### What to produce
Leave out the pictures, and write out exactly the lines from the beginning of the material to the line holding "Serif', 'Times New", that line included, and nothing else.

### Material provided
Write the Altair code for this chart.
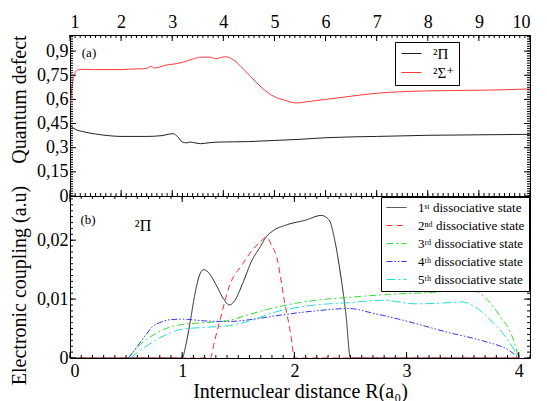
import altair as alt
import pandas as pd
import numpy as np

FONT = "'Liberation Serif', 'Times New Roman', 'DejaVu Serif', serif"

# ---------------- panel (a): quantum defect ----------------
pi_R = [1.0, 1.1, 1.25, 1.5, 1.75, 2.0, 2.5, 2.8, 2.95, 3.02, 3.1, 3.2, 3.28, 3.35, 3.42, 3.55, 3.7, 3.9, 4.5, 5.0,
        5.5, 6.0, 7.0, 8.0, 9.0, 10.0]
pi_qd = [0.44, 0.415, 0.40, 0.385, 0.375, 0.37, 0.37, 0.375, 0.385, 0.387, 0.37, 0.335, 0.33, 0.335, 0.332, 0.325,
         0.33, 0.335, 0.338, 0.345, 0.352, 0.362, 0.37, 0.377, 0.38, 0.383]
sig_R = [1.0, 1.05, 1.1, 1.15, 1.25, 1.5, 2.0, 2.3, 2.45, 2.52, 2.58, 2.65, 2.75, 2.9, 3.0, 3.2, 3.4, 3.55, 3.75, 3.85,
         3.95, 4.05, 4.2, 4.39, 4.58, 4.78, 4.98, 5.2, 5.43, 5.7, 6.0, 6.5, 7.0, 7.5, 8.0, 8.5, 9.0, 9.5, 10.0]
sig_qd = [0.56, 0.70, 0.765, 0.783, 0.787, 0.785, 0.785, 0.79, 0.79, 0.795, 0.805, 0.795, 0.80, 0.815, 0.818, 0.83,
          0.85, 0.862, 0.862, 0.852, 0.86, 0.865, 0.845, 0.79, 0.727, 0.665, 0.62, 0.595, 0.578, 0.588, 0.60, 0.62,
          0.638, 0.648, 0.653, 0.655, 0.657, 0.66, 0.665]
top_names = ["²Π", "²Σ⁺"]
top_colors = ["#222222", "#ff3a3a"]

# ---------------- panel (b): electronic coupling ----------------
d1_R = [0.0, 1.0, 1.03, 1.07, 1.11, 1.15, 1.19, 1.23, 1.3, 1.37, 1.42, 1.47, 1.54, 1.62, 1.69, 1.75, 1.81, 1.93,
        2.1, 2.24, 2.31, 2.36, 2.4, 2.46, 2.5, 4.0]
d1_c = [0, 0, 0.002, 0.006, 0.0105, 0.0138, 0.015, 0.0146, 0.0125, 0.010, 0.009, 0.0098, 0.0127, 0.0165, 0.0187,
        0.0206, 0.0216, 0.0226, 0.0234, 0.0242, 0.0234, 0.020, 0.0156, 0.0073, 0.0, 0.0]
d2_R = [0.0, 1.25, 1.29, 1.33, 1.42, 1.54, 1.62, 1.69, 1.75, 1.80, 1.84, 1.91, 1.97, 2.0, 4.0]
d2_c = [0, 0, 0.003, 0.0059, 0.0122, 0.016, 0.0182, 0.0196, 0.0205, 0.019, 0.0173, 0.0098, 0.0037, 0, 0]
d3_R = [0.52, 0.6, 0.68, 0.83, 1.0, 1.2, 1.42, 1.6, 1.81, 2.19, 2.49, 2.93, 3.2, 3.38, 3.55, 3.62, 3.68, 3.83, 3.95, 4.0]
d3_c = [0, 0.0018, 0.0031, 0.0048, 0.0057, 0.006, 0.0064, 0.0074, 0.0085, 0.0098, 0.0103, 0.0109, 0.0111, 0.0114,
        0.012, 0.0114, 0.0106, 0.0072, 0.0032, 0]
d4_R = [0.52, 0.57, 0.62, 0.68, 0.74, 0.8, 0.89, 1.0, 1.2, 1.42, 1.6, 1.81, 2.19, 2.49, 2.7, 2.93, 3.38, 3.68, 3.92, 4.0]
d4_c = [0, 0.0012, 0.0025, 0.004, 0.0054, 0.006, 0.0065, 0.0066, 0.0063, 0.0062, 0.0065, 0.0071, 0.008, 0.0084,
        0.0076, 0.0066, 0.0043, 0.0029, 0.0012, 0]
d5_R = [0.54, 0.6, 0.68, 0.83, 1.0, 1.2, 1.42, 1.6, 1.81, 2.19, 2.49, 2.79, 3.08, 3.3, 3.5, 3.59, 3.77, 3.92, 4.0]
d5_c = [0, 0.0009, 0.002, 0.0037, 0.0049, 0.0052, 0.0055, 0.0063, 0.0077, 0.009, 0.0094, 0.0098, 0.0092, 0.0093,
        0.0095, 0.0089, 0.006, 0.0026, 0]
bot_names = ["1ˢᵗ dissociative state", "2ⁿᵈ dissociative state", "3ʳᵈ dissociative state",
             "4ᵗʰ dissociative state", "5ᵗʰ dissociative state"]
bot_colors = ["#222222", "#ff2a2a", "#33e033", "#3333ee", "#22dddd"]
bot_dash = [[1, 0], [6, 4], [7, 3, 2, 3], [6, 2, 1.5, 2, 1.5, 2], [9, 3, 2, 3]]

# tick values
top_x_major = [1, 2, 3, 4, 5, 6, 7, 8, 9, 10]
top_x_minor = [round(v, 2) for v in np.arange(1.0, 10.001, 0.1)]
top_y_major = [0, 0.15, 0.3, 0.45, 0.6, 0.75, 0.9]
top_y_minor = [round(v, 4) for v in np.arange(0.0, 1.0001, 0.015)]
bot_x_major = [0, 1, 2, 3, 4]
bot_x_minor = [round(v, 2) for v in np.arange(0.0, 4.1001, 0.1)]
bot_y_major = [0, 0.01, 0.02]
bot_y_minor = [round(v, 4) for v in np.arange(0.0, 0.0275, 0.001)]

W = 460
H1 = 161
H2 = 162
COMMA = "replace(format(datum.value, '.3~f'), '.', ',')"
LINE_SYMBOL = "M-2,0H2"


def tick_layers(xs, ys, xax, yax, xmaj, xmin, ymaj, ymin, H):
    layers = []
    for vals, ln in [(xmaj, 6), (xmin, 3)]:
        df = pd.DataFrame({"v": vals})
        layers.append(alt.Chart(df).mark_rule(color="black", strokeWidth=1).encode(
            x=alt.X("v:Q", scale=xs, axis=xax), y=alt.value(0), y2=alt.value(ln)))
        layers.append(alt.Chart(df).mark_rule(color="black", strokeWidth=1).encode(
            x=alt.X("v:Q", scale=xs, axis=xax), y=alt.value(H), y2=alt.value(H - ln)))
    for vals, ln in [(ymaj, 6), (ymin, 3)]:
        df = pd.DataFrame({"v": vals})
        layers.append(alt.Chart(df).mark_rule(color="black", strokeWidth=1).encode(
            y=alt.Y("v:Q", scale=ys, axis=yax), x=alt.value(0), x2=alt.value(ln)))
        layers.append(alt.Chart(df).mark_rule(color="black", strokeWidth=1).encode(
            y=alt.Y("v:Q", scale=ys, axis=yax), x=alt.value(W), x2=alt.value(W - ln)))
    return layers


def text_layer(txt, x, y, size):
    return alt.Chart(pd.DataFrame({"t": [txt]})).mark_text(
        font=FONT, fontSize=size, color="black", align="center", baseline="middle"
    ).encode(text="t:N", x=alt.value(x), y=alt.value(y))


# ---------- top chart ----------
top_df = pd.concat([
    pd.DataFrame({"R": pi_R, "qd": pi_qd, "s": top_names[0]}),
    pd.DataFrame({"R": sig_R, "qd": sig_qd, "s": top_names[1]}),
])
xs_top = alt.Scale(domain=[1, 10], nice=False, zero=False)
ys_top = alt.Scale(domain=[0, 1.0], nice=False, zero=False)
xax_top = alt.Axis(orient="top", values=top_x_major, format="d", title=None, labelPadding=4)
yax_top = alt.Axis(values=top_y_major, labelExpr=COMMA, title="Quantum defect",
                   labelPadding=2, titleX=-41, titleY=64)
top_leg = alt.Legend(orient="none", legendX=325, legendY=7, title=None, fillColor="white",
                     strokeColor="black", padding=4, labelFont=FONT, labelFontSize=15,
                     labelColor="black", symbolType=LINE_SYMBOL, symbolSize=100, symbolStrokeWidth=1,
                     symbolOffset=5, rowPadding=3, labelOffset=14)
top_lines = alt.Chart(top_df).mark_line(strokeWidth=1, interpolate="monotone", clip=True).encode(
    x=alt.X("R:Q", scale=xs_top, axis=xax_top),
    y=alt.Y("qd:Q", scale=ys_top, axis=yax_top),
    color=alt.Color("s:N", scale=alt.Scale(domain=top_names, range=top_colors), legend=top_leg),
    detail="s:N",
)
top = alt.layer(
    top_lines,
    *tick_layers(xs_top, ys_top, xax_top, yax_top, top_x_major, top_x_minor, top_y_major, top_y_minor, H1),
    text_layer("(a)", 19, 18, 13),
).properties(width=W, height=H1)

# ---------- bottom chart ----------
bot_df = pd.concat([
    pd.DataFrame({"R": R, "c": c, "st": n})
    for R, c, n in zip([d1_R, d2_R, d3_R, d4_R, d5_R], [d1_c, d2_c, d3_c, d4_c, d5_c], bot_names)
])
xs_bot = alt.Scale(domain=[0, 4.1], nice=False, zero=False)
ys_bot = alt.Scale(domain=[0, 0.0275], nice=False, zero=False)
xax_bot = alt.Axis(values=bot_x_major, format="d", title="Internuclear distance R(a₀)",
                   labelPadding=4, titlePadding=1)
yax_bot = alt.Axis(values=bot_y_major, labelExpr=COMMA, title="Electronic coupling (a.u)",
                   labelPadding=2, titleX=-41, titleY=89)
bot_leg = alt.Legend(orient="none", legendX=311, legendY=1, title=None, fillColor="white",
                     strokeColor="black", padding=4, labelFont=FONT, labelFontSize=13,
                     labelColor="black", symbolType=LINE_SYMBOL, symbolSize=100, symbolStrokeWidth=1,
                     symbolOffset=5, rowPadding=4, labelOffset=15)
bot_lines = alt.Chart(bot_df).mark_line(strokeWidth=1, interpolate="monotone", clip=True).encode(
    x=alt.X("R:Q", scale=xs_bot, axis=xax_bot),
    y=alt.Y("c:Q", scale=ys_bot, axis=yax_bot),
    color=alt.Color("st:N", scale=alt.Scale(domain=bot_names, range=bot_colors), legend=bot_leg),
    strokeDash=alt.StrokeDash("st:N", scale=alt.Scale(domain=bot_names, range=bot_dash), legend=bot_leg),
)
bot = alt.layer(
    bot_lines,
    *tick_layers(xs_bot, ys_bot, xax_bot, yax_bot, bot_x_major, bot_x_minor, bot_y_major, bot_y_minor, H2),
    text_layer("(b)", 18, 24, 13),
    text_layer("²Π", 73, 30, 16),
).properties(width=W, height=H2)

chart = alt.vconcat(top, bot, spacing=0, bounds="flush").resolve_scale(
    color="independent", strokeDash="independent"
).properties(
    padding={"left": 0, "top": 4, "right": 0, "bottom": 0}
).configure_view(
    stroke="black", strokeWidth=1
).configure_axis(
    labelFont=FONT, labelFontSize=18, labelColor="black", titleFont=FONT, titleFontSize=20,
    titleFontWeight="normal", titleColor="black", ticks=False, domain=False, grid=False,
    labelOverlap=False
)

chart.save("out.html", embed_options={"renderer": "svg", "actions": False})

### Solution to the exercise
Write the Altair code for this chart.
import altair as alt
import pandas as pd
import numpy as np

FONT = "'Liberation Serif', 'Times New Roman', 'DejaVu Serif', serif"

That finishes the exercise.